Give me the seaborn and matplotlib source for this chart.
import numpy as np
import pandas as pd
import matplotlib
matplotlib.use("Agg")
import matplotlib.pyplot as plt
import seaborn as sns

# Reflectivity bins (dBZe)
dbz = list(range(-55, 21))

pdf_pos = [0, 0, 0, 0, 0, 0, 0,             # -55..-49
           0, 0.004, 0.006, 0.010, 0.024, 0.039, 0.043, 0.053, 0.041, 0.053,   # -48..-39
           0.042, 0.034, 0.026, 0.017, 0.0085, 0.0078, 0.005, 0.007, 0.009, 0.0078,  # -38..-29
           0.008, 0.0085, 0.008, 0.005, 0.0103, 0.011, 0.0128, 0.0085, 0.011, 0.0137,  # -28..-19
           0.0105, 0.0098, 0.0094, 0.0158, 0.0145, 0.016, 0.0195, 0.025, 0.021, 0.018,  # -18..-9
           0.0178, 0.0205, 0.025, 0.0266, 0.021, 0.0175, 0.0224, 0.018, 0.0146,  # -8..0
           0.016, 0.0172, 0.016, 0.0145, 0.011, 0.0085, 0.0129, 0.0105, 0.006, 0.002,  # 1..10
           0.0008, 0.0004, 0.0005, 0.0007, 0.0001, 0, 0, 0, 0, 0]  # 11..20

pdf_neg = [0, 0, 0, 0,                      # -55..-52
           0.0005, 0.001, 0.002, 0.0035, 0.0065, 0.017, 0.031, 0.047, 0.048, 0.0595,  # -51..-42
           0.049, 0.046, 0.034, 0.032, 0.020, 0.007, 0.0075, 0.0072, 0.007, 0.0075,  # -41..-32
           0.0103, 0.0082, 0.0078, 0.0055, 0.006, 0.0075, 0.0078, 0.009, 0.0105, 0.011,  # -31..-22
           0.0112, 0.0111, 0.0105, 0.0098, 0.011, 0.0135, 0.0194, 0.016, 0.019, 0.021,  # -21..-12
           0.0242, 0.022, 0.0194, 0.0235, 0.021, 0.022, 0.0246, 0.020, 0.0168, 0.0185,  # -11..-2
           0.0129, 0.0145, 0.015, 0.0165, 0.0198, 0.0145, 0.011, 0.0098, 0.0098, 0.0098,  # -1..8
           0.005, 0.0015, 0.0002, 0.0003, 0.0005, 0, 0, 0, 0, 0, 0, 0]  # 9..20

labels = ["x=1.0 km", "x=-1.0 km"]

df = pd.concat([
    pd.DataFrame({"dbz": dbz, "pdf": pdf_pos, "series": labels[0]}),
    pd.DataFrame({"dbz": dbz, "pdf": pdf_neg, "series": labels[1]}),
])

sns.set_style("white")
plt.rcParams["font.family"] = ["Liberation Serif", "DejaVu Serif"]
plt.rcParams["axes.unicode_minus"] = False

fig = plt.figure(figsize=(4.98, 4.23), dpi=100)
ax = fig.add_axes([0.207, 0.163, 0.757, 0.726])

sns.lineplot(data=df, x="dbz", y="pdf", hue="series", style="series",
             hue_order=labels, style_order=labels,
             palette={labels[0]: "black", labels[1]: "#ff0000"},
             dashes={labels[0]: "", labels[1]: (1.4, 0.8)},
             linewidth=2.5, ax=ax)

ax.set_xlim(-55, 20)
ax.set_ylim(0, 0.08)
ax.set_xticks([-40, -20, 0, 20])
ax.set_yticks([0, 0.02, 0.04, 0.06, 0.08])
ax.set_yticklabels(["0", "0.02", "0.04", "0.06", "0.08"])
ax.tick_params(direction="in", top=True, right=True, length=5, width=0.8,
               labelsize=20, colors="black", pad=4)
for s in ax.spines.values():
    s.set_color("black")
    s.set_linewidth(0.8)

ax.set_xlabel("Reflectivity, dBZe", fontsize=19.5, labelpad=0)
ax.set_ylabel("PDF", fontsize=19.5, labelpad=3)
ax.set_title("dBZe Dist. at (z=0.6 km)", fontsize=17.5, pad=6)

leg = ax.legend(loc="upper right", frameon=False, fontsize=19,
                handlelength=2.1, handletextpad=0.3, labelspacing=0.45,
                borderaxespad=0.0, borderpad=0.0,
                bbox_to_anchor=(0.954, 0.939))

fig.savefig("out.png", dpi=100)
◇ ◇ ◇ ◇
Goal —
Give the lines again, exactly as they stand, from the beginning of the data through the line with "dbz = list(range(-55, 21))".

Answer to this task —
Give me the seaborn and matplotlib source for this chart.
import numpy as np
import pandas as pd
import matplotlib
matplotlib.use("Agg")
import matplotlib.pyplot as plt
import seaborn as sns

# Reflectivity bins (dBZe)
dbz = list(range(-55, 21))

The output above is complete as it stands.